In this hotel, which is very fine, stone cake vies with the tepid luxury of this age, which indicates invisibility, and with it guilt. There’s not much to do in central London nowadays beyond watching wealth aesthetics fight it out. The Hotel Café Royal used to be more interesting. This is the hotel where Oscar Wilde decided to sue the Marquess of Queensberry for libel. I think he was drunk. I hope he was.
The bread basket is wondrous; simple food is what they’re good at, no matter what they tell themselves
Nothing as gaudy and self-destructive remains. This is a cold bright room with views of luxury consumer goods on Regent Street, as clean as a private hospital, and as dull as rage. There are 34 seats and probably as many staff. I marvel at the whiteness of the napery and the fineness of the waiter’s linen. Jazz is playing its idle tunes.

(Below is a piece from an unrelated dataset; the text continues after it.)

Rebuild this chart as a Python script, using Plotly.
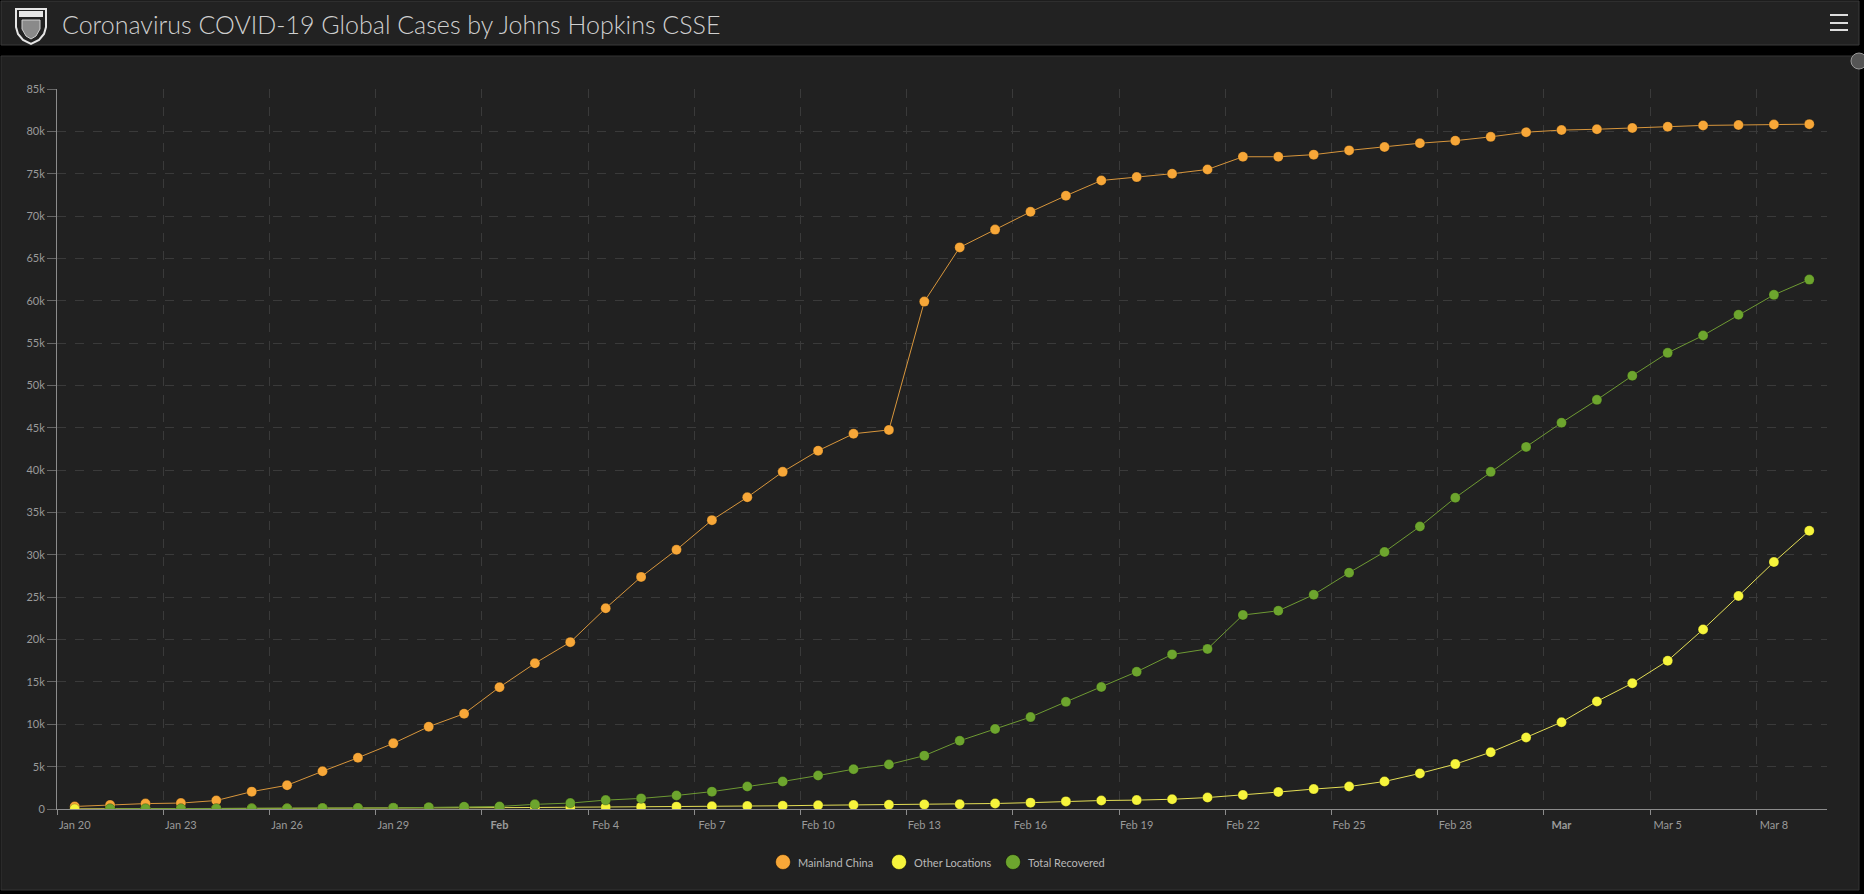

This is a tasting-menu restaurant, at least for now: something for Borrowers if Borrowers are weird (I mean weirder than they really are, but I am hard to surprise); or for rich people seeking only that which is denied to others, which is a shimmering emptiness of the soul, though they do not know it; or an apogee of control (justice then, at least for the rest of us); or, if you are generous, and sometimes the restaurant merits it, art for digestion.